In a recent interview with FOOD-Lab International Technical, Griffin talks about how an enforcement lab can work within the private sector to identify nutritional information and prevent food adulteration.
The Public Analyst services in the UK can trace their history back to 1860, when the first laws against food adulteration came into force. At this time, suppliers were not above adding things like plaster to their bread to make it whiter (and stretch their flour) or borax to milk to cut the sour taste as it went bad. Food adulteration was a rampant epidemic that killed many people, especially children. As laws came into effect, offenders were named and shamed in public magazines to inform the people of the danger and who to avoid. As the legislation increased, so too did the demand for laboratories. In the 1950s, the Association of Public Analysts and their network of laboratories across the UK were created to test samples submitted by local authorities for food, agriculture, and consumer product safety and consumption.
In more recent years, the number of laboratories operated by the Association of Public Analysts decreased. Where there used to be over thirty labs, now there are only nine across the whole of Great Britain. With fewer labs, the scientists are expected to do more, faster, with fewer people. The Kent Scientific Services lab itself analyzes around 10,000 samples a year, both for the government and for private companies.
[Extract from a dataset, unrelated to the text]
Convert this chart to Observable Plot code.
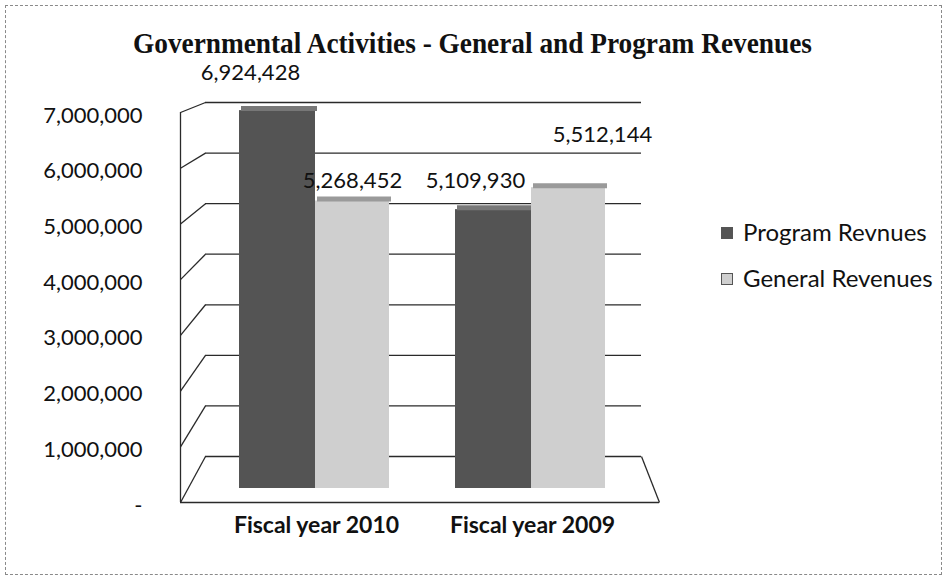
<!DOCTYPE html>
<html>
<head>
<meta charset="utf-8">
<script src="https://cdn.jsdelivr.net/npm/d3@7"></script>
<script src="https://cdn.jsdelivr.net/npm/@observablehq/plot@0.6"></script>
<style>
  html, body { margin: 0; padding: 0; background: #fff; }
  #wrap { position: relative; width: 945px; height: 578px; overflow: hidden; background: #fff; }
  #border { position: absolute; left: 5px; top: 5px; width: 935px; height: 568px; border: 1px dashed #8a8a8a; }
  .layer { position: absolute; left: 0; top: 0; }
  #title { position: absolute; left: 0; width: 945px; top: 24px; text-align: center;
           font-family: "Liberation Serif", "DejaVu Serif", serif; font-weight: bold; font-size: 30px;
           color: #111; line-height: 38px; transform: scaleX(0.91); transform-origin: 472px 0; }
  .leg { position: absolute; left: 721px; font-family: Lato, "Open Sans", sans-serif; font-size: 24px; color: #111; line-height: 28px; white-space: nowrap; }
  .leg span.sw { display: inline-block; width: 10px; height: 10px; margin-right: 10px; vertical-align: 2px; }
</style>
</head>
<body>
<div id="wrap">
  <div id="border"></div>
  <div id="title">Governmental Activities - General and Program Revenues</div>
  <div id="plots"></div>
  <div class="leg" id="leg0" style="top:218px"></div>
  <div class="leg" id="leg1" style="top:264px"></div>
</div>
<script>
// ---- data ----
const categories = ["Fiscal year 2010", "Fiscal year 2009"];
const series = ["Program Revnues", "General Revenues"];
const programValues = [6924428, 5109930];
const generalValues = [5268452, 5512144];
const yTicks = [0, 1000000, 2000000, 3000000, 4000000, 5000000, 6000000, 7000000];
const yMax = 7000000;

const rows = categories.flatMap((c, i) => [
  {category: c, series: series[0], value: programValues[i]},
  {category: c, series: series[1], value: generalValues[i]}
]);

// ---- styling / layout ----
const W = 945, H = 578;
const colors = {[series[0]]: "#545454", [series[1]]: "#cfcfcf"};
const tops = {[series[0]]: "#777777", [series[1]]: "#9a9a9a"};
const lineColor = "#2a2a2a";
const font = "Lato, 'Open Sans', sans-serif";

// back wall, front edge, and bar layers (pseudo-3D)
const back = {left: 205, right: 641, bottom: 456, top: 102};
const front = {left: 180, right: 659, bottom: 502, top: 112};
const bars = {left: 206, right: 638, bottom: 488, top: 106};

const yBack = Plot.scale({y: {domain: [0, yMax], range: [back.bottom, back.top]}});
const yFront = Plot.scale({y: {domain: [0, yMax], range: [front.bottom, front.top]}});
const xFront = Plot.scale({x: {domain: [0, 1], range: [front.left, front.right]}});

const fmt = d => d === 0 ? "-" : d3.format(",")(d);

// Layer 1: back wall gridlines
const wall = Plot.plot({
  width: W, height: H,
  marginLeft: back.left, marginRight: W - back.right, marginTop: back.top, marginBottom: H - back.bottom,
  style: {background: "transparent", overflow: "visible"},
  y: {domain: [0, yMax], axis: null},
  marks: [
    Plot.ruleY(yTicks, {stroke: lineColor, strokeWidth: 1.3})
  ]
});

// Layer 2: front edge, side wall diagonals, y labels
const frontPlot = Plot.plot({
  width: W, height: H,
  marginLeft: front.left, marginRight: W - front.right, marginTop: front.top, marginBottom: H - front.bottom,
  style: {background: "transparent", overflow: "visible", fontFamily: font},
  x: {domain: [0, 1], axis: null},
  y: {domain: [0, yMax], axis: null},
  marks: [
    Plot.ruleX([0], {y1: 0, y2: yMax, stroke: lineColor, strokeWidth: 1.3}),
    Plot.ruleY([0], {stroke: lineColor, strokeWidth: 1.3}),
    Plot.link(yTicks, {
      x1: 0, y1: d => d,
      x2: xFront.invert(back.left), y2: d => yFront.invert(yBack.apply(d)),
      stroke: lineColor, strokeWidth: 1.3
    }),
    Plot.link([0], {
      x1: 1, y1: d => d,
      x2: xFront.invert(back.right), y2: d => yFront.invert(yBack.apply(d)),
      stroke: lineColor, strokeWidth: 1.3
    }),
    Plot.text(yTicks, {
      y: d => d, frameAnchor: "left", text: fmt, textAnchor: "end",
      dx: -38, dy: 3, fontSize: 22, fill: "#111"
    })
  ]
});

// Layer 3: bars, value labels, category labels
const inset = {[series[0]]: [33, 107], [series[1]]: [109, 33]};
const barMarks = series.flatMap(s => {
  const data = rows.filter(r => r.series === s);
  return [
    Plot.barY(data, {x: "category", y: "value", fill: colors[s], insetLeft: inset[s][0], insetRight: inset[s][1]}),
    Plot.tickY(data, {x: "category", y: "value", stroke: tops[s], strokeWidth: 5, dy: -2, insetLeft: inset[s][0] + 2, insetRight: inset[s][1] - 2})
  ];
});
const labelOffsets = [[-27, -38], [0, -20], [-18, -29], [34, -53]];
const valueLabels = rows.map((r, i) => Plot.text([r], {
  x: "category", y: "value", text: d => d3.format(",")(d.value),
  dx: (inset[r.series][0] - inset[r.series][1]) / 2 + labelOffsets[i][0], dy: labelOffsets[i][1],
  fontSize: 22, fill: "#111"
}));

const barPlot = Plot.plot({
  width: W, height: H,
  marginLeft: bars.left, marginRight: W - bars.right, marginTop: bars.top, marginBottom: H - bars.bottom,
  style: {background: "transparent", overflow: "visible", fontFamily: font},
  x: {domain: categories, padding: 0, axis: null},
  y: {domain: [0, yMax], axis: null},
  marks: [
    ...barMarks,
    ...valueLabels,
    Plot.text(categories, {x: d => d, frameAnchor: "bottom", text: d => d, dy: 44, dx: 2, fontSize: 23, fontWeight: "bold", fill: "#111"})
  ]
});

const holder = document.getElementById("plots");
[wall, frontPlot, barPlot].forEach(p => { p.classList.add("layer"); holder.appendChild(p); });

// legend
series.forEach((s, i) => {
  const el = document.getElementById("leg" + i);
  el.innerHTML = `<span class="sw" style="background:${colors[s]};border:1px solid #555"></span>${s}`;
});
</script>
</body>
</html>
In the past, enforcement labs were not allowed to work in the private sector, but now it is recognized that by testing samples for the companies before they hit the market, the public is better protected from dangerous or adulterated substances. By being able to test private samples on the same equipment and at the same high standards as the enforcement samples, Kent Scientific Services is able to position itself well in a competitive market.
Part of their success, Griffin attributes to the LECO products in his lab. 20-25% of the samples run through their instruments are tested for moisture content. It's a straightforward but key test, important for determining the nutritional accuracy of the samples. When it comes to moisture testing, they only use the LECO TGM800 for automated testing, though they are capable of more traditional, slower manual testing if there is a need to cross-check their results. They also use a LECO TruSpec and the latest FP828 protein analyzer which uses a Dumas method. All of their LECO instruments stand up to the rigors of the legal process, underpinning their accreditation to operate as an Official Control Laboratory. They bought their first device from LECO nearly 30 years ago and have continued to be pleased with the service and accuracy provided.
Nearly 5-10% of all the samples tested in Kent Scientific Services' laboratory are found to have some form of adulteration, and it's fairly consistent across the board. As prices go up for ingredients and components, one way suppliers try to save money and cut costs is by reducing or adulterating their products. Kent Scientific Services uses LECO instruments to make sure customers aren't misled about what, exactly, is in their food.